» **The request**: In the entries below, identify every line with the string "diagram" and copy it.

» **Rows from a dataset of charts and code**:

>> BEGIN

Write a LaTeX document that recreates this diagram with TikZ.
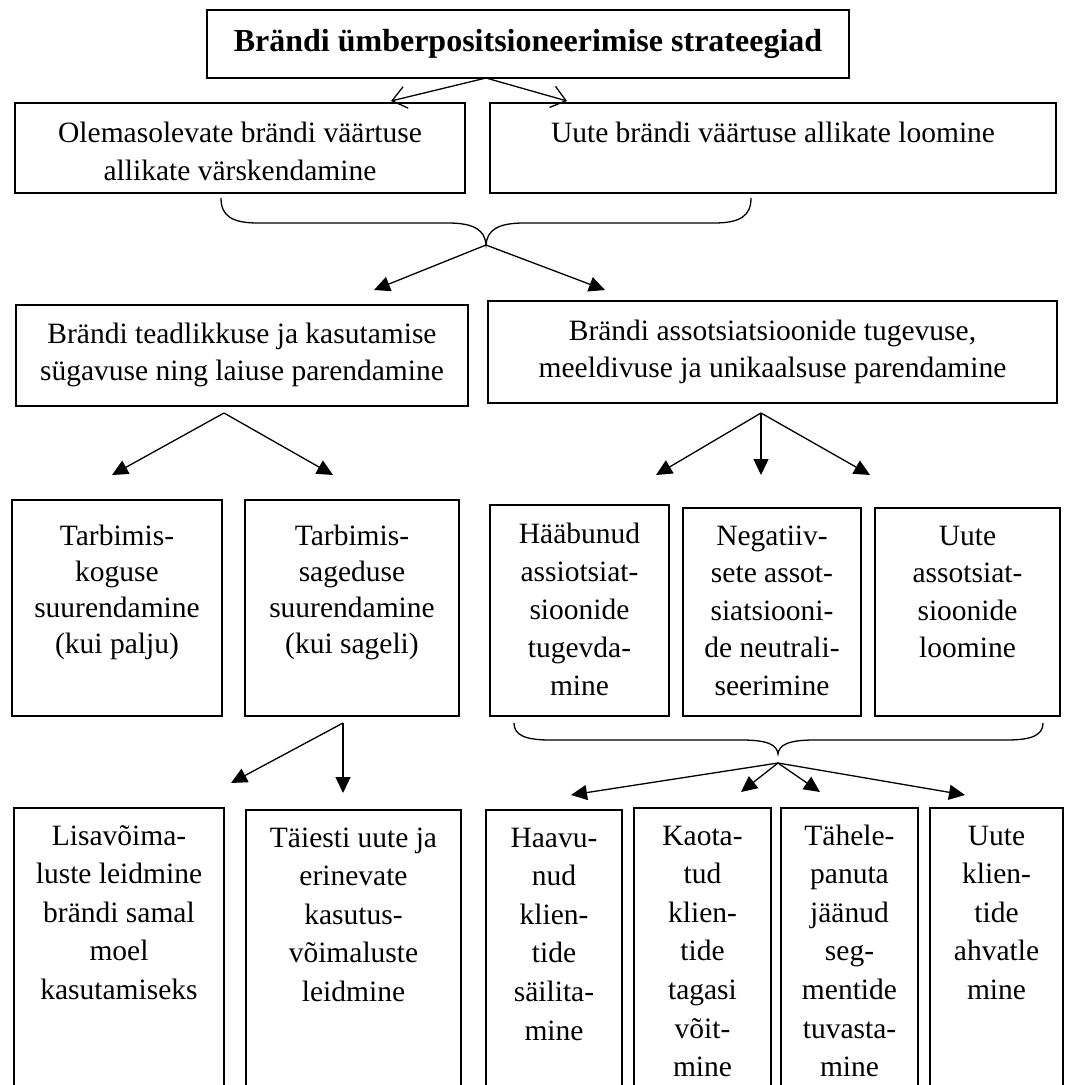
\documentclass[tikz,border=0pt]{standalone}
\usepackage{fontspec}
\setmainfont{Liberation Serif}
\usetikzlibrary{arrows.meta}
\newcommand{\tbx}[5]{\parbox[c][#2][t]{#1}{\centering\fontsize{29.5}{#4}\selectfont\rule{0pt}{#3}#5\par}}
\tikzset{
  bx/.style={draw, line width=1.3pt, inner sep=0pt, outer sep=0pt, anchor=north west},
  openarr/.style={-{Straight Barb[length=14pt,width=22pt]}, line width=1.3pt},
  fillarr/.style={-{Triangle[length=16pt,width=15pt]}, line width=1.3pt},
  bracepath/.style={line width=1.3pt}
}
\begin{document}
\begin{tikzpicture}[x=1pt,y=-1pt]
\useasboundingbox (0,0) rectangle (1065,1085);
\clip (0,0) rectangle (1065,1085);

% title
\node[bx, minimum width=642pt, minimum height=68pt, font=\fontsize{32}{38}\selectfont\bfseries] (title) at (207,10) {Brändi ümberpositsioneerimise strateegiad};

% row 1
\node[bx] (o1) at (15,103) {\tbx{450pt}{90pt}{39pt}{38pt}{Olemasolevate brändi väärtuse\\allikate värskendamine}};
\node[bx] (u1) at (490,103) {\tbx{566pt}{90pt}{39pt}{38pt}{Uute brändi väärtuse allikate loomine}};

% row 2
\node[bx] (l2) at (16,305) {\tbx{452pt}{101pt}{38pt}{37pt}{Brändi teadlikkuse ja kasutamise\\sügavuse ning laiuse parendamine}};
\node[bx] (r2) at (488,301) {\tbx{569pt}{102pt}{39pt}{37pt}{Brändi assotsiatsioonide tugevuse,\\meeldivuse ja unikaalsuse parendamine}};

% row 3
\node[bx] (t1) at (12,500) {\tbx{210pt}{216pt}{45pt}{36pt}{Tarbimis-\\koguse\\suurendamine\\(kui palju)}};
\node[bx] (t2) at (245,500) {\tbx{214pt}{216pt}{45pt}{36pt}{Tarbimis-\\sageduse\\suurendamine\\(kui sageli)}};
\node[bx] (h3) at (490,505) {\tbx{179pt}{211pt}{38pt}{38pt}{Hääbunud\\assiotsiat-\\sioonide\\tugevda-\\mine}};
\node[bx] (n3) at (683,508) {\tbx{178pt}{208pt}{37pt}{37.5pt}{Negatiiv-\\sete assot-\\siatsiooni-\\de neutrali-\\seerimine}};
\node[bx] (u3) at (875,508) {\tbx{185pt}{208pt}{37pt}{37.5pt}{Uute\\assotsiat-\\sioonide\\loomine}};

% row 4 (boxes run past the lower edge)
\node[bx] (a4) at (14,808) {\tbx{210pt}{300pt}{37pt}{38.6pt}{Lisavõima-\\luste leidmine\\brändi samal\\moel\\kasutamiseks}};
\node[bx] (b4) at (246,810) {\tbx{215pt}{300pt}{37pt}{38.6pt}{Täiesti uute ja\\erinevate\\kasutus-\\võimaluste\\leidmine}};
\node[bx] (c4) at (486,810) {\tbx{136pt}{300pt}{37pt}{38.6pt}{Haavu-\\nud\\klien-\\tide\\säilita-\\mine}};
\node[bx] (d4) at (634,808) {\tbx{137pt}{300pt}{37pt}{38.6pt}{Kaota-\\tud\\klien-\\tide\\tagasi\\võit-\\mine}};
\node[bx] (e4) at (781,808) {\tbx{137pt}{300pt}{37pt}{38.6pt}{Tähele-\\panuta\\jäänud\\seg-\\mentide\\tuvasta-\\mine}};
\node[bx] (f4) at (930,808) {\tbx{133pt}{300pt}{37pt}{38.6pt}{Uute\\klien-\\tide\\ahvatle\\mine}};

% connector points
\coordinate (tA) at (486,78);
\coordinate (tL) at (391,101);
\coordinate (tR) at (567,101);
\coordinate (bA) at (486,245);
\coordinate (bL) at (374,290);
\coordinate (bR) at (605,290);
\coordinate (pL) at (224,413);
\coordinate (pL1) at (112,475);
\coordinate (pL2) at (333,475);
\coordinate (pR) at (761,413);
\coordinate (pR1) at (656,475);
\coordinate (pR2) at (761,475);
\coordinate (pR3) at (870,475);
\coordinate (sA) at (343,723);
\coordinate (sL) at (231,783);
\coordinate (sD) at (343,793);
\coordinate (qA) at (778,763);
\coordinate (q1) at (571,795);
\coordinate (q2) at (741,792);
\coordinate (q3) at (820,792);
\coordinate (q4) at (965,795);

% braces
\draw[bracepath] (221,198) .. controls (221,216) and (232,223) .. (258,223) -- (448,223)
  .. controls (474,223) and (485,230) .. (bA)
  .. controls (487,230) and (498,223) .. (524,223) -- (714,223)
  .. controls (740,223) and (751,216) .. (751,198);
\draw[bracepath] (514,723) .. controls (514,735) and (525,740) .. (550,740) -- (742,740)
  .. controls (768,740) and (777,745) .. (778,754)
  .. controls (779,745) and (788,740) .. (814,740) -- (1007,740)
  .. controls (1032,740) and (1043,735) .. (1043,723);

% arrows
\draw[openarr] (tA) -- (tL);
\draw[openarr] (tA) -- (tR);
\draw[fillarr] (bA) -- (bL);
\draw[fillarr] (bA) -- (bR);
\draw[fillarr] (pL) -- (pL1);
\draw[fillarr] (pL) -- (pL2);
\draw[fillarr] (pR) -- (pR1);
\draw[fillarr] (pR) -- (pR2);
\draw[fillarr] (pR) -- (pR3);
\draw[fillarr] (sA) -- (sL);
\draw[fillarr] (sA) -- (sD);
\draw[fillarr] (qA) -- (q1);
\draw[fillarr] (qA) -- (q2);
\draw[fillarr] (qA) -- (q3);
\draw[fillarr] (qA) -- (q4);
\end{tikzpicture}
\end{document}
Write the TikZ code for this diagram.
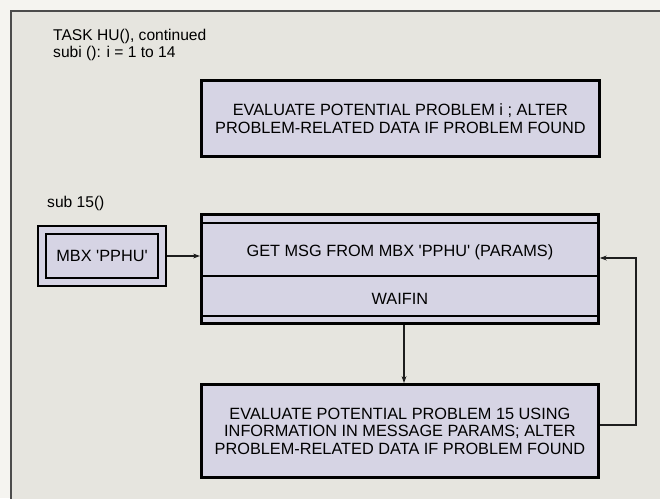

>> END

» **Answer**:
Write a LaTeX document that recreates this diagram with TikZ.
Write the TikZ code for this diagram.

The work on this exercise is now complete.